Copy the lines below as they are; omit the images they contain.

◆ Data provided
========================================================================

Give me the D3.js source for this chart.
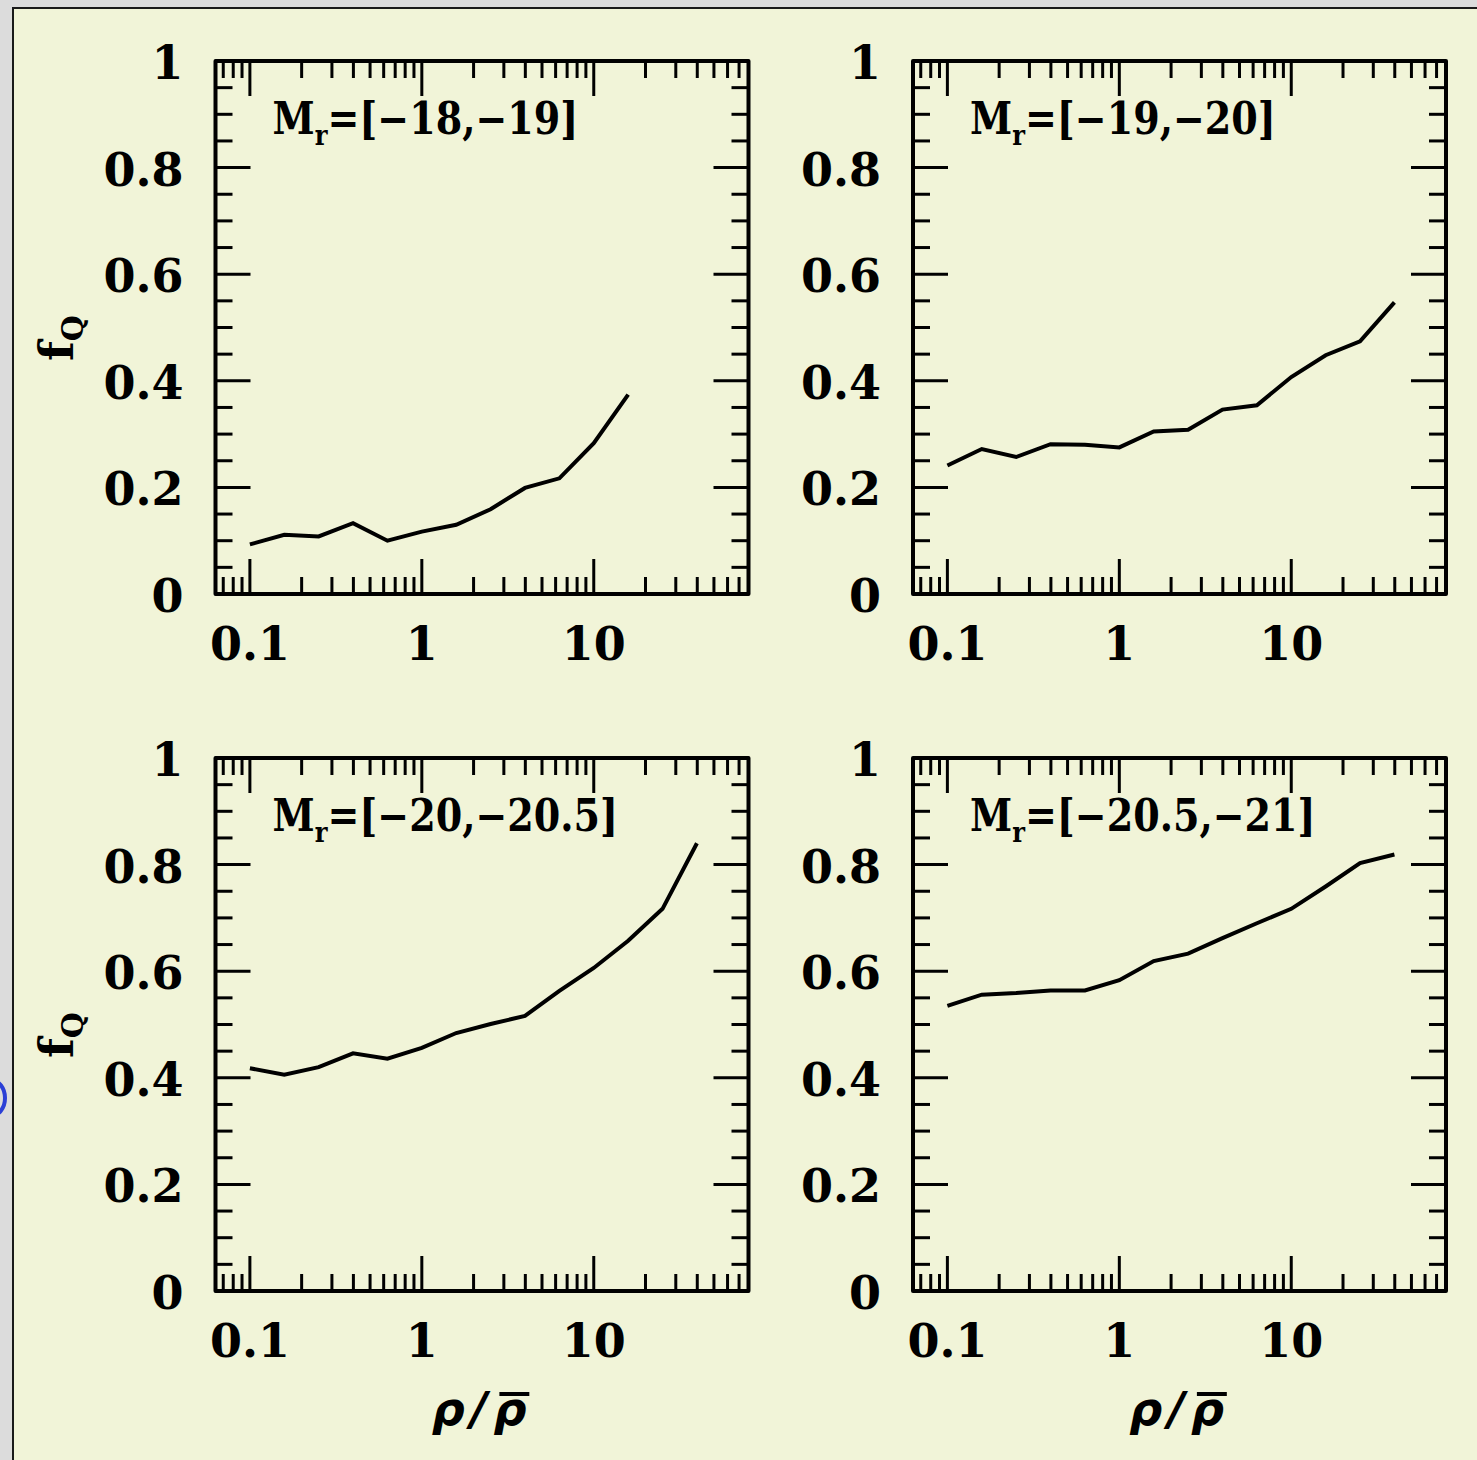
<!DOCTYPE html>
<html><head><meta charset="utf-8">
<script src="https://cdn.jsdelivr.net/npm/d3@7"></script>
<style>html,body{margin:0;padding:0;background:#dcdcdc;} svg{display:block}</style>
</head><body>
<script>
// ---- data ----
const rho = [0.1, 0.1585, 0.2512, 0.3981, 0.631, 1, 1.585, 2.512, 3.981, 6.31, 10, 15.85, 25.12, 39.81];
const fq1 = [0.093, 0.111, 0.108, 0.133, 0.100, 0.117, 0.130, 0.159, 0.199, 0.217, 0.283, 0.374];
const fq2 = [0.241, 0.272, 0.257, 0.281, 0.280, 0.275, 0.305, 0.308, 0.346, 0.354, 0.407, 0.448, 0.474, 0.547];
const fq3 = [0.418, 0.406, 0.420, 0.446, 0.436, 0.456, 0.484, 0.501, 0.516, 0.563, 0.606, 0.657, 0.717, 0.840];
const fq4 = [0.535, 0.556, 0.559, 0.564, 0.564, 0.583, 0.619, 0.633, 0.662, 0.690, 0.717, 0.759, 0.803, 0.819];
const magRanges = ["=[\u221218,\u221219]", "=[\u221219,\u221220]", "=[\u221220,\u221220.5]", "=[\u221220.5,\u221221]"];
const xTickLabels = [0.1, 1, 10];
const yTickLabels = [0, 0.2, 0.4, 0.6, 0.8, 1];
const series = [fq1, fq2, fq3, fq4];

// ---- layout ----
const W = 1477, H = 1460;
const pw = 533, ph = 533;
const lefts = [215.5, 913], tops = [61, 758];
const serif = "'DejaVu Serif', serif";

const svg = d3.select("body").append("svg").attr("width", W).attr("height", H);
svg.append("rect").attr("width", W).attr("height", H).attr("fill", "#dcdcdc");
svg.append("rect").attr("x", 13).attr("y", 8).attr("width", W).attr("height", H)
  .attr("fill", "#f1f4d8").attr("stroke", "#1a1a1a").attr("stroke-width", 2);
svg.append("ellipse").attr("cx", -9).attr("cy", 1098).attr("rx", 14).attr("ry", 18)
  .attr("fill", "none").attr("stroke", "#2b3fd6").attr("stroke-width", 4);

const x = d3.scaleLog().domain([Math.pow(10, -1.2), Math.pow(10, 1.9)]).range([0, pw]);
const y = d3.scaleLinear().domain([0, 1]).range([ph, 0]);
const xMinor = x.ticks();
const isMajorX = v => Math.abs(Math.log10(v) - Math.round(Math.log10(v))) < 1e-6;
const yMinor = d3.range(0, 21).map(i => i / 20);
const isMajorY = v => Math.abs(v * 5 - Math.round(v * 5)) < 1e-6;
const MAJ = 35, MIN = 17;

const labelNodes = [];

series.forEach((vals, i) => {
  const col = i % 2, row = Math.floor(i / 2);
  const g = svg.append("g").attr("transform", `translate(${lefts[col]},${tops[row]})`);
  const ticks = g.append("g").attr("stroke", "#000").attr("stroke-width", 3);
  xMinor.forEach(v => {
    const L = isMajorX(v) ? MAJ : MIN;
    ticks.append("line").attr("x1", x(v)).attr("x2", x(v)).attr("y1", ph).attr("y2", ph - L);
    ticks.append("line").attr("x1", x(v)).attr("x2", x(v)).attr("y1", 0).attr("y2", L);
  });
  yMinor.forEach(v => {
    const L = isMajorY(v) ? MAJ : MIN;
    ticks.append("line").attr("x1", 0).attr("x2", L).attr("y1", y(v)).attr("y2", y(v));
    ticks.append("line").attr("x1", pw).attr("x2", pw - L).attr("y1", y(v)).attr("y2", y(v));
  });
  g.append("rect").attr("width", pw).attr("height", ph).attr("fill", "none")
    .attr("stroke", "#000").attr("stroke-width", 4).attr("stroke-linejoin", "round");

  // tick labels
  g.selectAll(".yl").data(yTickLabels).enter().append("text")
    .attr("x", -32).attr("y", d => y(d) + 18).attr("text-anchor", "end")
    .attr("font-family", serif).attr("font-weight", "bold").attr("font-size", 46)
    .text(d => d3.format("~g")(d));
  g.selectAll(".xl").data(xTickLabels).enter().append("text")
    .attr("x", d => x(d)).attr("y", ph + 66).attr("text-anchor", "middle")
    .attr("font-family", serif).attr("font-weight", "bold").attr("font-size", 46)
    .text(d => d3.format("~g")(d));

  // data line
  const pts = vals.map((v, k) => [rho[k], v]);
  g.append("path").datum(pts).attr("fill", "none").attr("stroke", "#000").attr("stroke-width", 4)
    .attr("d", d3.line().x(d => x(d[0])).y(d => y(d[1])));

  // panel annotation
  const t = g.append("text").attr("font-family", serif).attr("font-weight", "bold").attr("font-size", 44);
  t.append("tspan").text("M");
  t.append("tspan").attr("font-size", 28).attr("dy", 11).text("r");
  t.append("tspan").attr("dy", -11).text(magRanges[i]);
  labelNodes.push({t, x0: 57, y0: 73});

  // axis titles
  if (col === 0) {
    const ft = g.append("text").attr("transform", `translate(${-143},${277}) rotate(-90)`)
      .attr("text-anchor", "middle").attr("font-family", serif).attr("font-weight", "bold").attr("font-size", 46);
    ft.append("tspan").text("f");
    ft.append("tspan").attr("font-size", 30).attr("dy", 10).text("Q");
  }
  if (row === 1) {
    const xt = g.append("text").attr("x", pw / 2).attr("y", ph + 134).attr("text-anchor", "middle")
      .attr("font-family", "'DejaVu Sans', sans-serif").attr("font-style", "italic").attr("font-weight", "bold")
      .attr("font-size", 46).attr("letter-spacing", 6).text("\u03c1/\u03c1");
    const e = xt.node().getExtentOfChar(2);
    g.append("line").attr("x1", e.x + 6).attr("x2", e.x + e.width - 3)
      .attr("y1", ph + 134 - 31).attr("y2", ph + 134 - 31).attr("stroke", "#000").attr("stroke-width", 4);
  }
});

// condense annotation font to match reference width
const w0 = labelNodes[0].t.node().getComputedTextLength();
const s = 306 / w0;
labelNodes.forEach(({t, x0, y0}) => t.attr("transform", `translate(${x0},${y0}) scale(${s},1)`));
</script>
</body></html>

========================================================================

◆ Written response
Give me the D3.js source for this chart.
<!DOCTYPE html>
<html><head><meta charset="utf-8">
<script src="https://cdn.jsdelivr.net/npm/d3@7"></script>
<style>html,body{margin:0;padding:0;background:#dcdcdc;} svg{display:block}</style>
</head><body>
<script>
// ---- data ----
const rho = [0.1, 0.1585, 0.2512, 0.3981, 0.631, 1, 1.585, 2.512, 3.981, 6.31, 10, 15.85, 25.12, 39.81];
const fq1 = [0.093, 0.111, 0.108, 0.133, 0.100, 0.117, 0.130, 0.159, 0.199, 0.217, 0.283, 0.374];
const fq2 = [0.241, 0.272, 0.257, 0.281, 0.280, 0.275, 0.305, 0.308, 0.346, 0.354, 0.407, 0.448, 0.474, 0.547];
const fq3 = [0.418, 0.406, 0.420, 0.446, 0.436, 0.456, 0.484, 0.501, 0.516, 0.563, 0.606, 0.657, 0.717, 0.840];
const fq4 = [0.535, 0.556, 0.559, 0.564, 0.564, 0.583, 0.619, 0.633, 0.662, 0.690, 0.717, 0.759, 0.803, 0.819];
const magRanges = ["=[\u221218,\u221219]", "=[\u221219,\u221220]", "=[\u221220,\u221220.5]", "=[\u221220.5,\u221221]"];
const xTickLabels = [0.1, 1, 10];
const yTickLabels = [0, 0.2, 0.4, 0.6, 0.8, 1];
const series = [fq1, fq2, fq3, fq4];

// ---- layout ----
const W = 1477, H = 1460;
const pw = 533, ph = 533;
const lefts = [215.5, 913], tops = [61, 758];
const serif = "'DejaVu Serif', serif";

const svg = d3.select("body").append("svg").attr("width", W).attr("height", H);
svg.append("rect").attr("width", W).attr("height", H).attr("fill", "#dcdcdc");
svg.append("rect").attr("x", 13).attr("y", 8).attr("width", W).attr("height", H)
  .attr("fill", "#f1f4d8").attr("stroke", "#1a1a1a").attr("stroke-width", 2);
svg.append("ellipse").attr("cx", -9).attr("cy", 1098).attr("rx", 14).attr("ry", 18)
  .attr("fill", "none").attr("stroke", "#2b3fd6").attr("stroke-width", 4);

const x = d3.scaleLog().domain([Math.pow(10, -1.2), Math.pow(10, 1.9)]).range([0, pw]);
const y = d3.scaleLinear().domain([0, 1]).range([ph, 0]);
const xMinor = x.ticks();
const isMajorX = v => Math.abs(Math.log10(v) - Math.round(Math.log10(v))) < 1e-6;
const yMinor = d3.range(0, 21).map(i => i / 20);
const isMajorY = v => Math.abs(v * 5 - Math.round(v * 5)) < 1e-6;
const MAJ = 35, MIN = 17;

const labelNodes = [];

series.forEach((vals, i) => {
  const col = i % 2, row = Math.floor(i / 2);
  const g = svg.append("g").attr("transform", `translate(${lefts[col]},${tops[row]})`);
  const ticks = g.append("g").attr("stroke", "#000").attr("stroke-width", 3);
  xMinor.forEach(v => {
    const L = isMajorX(v) ? MAJ : MIN;
    ticks.append("line").attr("x1", x(v)).attr("x2", x(v)).attr("y1", ph).attr("y2", ph - L);
    ticks.append("line").attr("x1", x(v)).attr("x2", x(v)).attr("y1", 0).attr("y2", L);
  });
  yMinor.forEach(v => {
    const L = isMajorY(v) ? MAJ : MIN;
    ticks.append("line").attr("x1", 0).attr("x2", L).attr("y1", y(v)).attr("y2", y(v));
    ticks.append("line").attr("x1", pw).attr("x2", pw - L).attr("y1", y(v)).attr("y2", y(v));
  });
  g.append("rect").attr("width", pw).attr("height", ph).attr("fill", "none")
    .attr("stroke", "#000").attr("stroke-width", 4).attr("stroke-linejoin", "round");

  // tick labels
  g.selectAll(".yl").data(yTickLabels).enter().append("text")
    .attr("x", -32).attr("y", d => y(d) + 18).attr("text-anchor", "end")
    .attr("font-family", serif).attr("font-weight", "bold").attr("font-size", 46)
    .text(d => d3.format("~g")(d));
  g.selectAll(".xl").data(xTickLabels).enter().append("text")
    .attr("x", d => x(d)).attr("y", ph + 66).attr("text-anchor", "middle")
    .attr("font-family", serif).attr("font-weight", "bold").attr("font-size", 46)
    .text(d => d3.format("~g")(d));

  // data line
  const pts = vals.map((v, k) => [rho[k], v]);
  g.append("path").datum(pts).attr("fill", "none").attr("stroke", "#000").attr("stroke-width", 4)
    .attr("d", d3.line().x(d => x(d[0])).y(d => y(d[1])));

  // panel annotation
  const t = g.append("text").attr("font-family", serif).attr("font-weight", "bold").attr("font-size", 44);
  t.append("tspan").text("M");
  t.append("tspan").attr("font-size", 28).attr("dy", 11).text("r");
  t.append("tspan").attr("dy", -11).text(magRanges[i]);
  labelNodes.push({t, x0: 57, y0: 73});

  // axis titles
  if (col === 0) {
    const ft = g.append("text").attr("transform", `translate(${-143},${277}) rotate(-90)`)
      .attr("text-anchor", "middle").attr("font-family", serif).attr("font-weight", "bold").attr("font-size", 46);
    ft.append("tspan").text("f");
    ft.append("tspan").attr("font-size", 30).attr("dy", 10).text("Q");
  }
  if (row === 1) {
    const xt = g.append("text").attr("x", pw / 2).attr("y", ph + 134).attr("text-anchor", "middle")
      .attr("font-family", "'DejaVu Sans', sans-serif").attr("font-style", "italic").attr("font-weight", "bold")
      .attr("font-size", 46).attr("letter-spacing", 6).text("\u03c1/\u03c1");
    const e = xt.node().getExtentOfChar(2);
    g.append("line").attr("x1", e.x + 6).attr("x2", e.x + e.width - 3)
      .attr("y1", ph + 134 - 31).attr("y2", ph + 134 - 31).attr("stroke", "#000").attr("stroke-width", 4);
  }
});

// condense annotation font to match reference width
const w0 = labelNodes[0].t.node().getComputedTextLength();
const s = 306 / w0;
labelNodes.forEach(({t, x0, y0}) => t.attr("transform", `translate(${x0},${y0}) scale(${s},1)`));
</script>
</body></html>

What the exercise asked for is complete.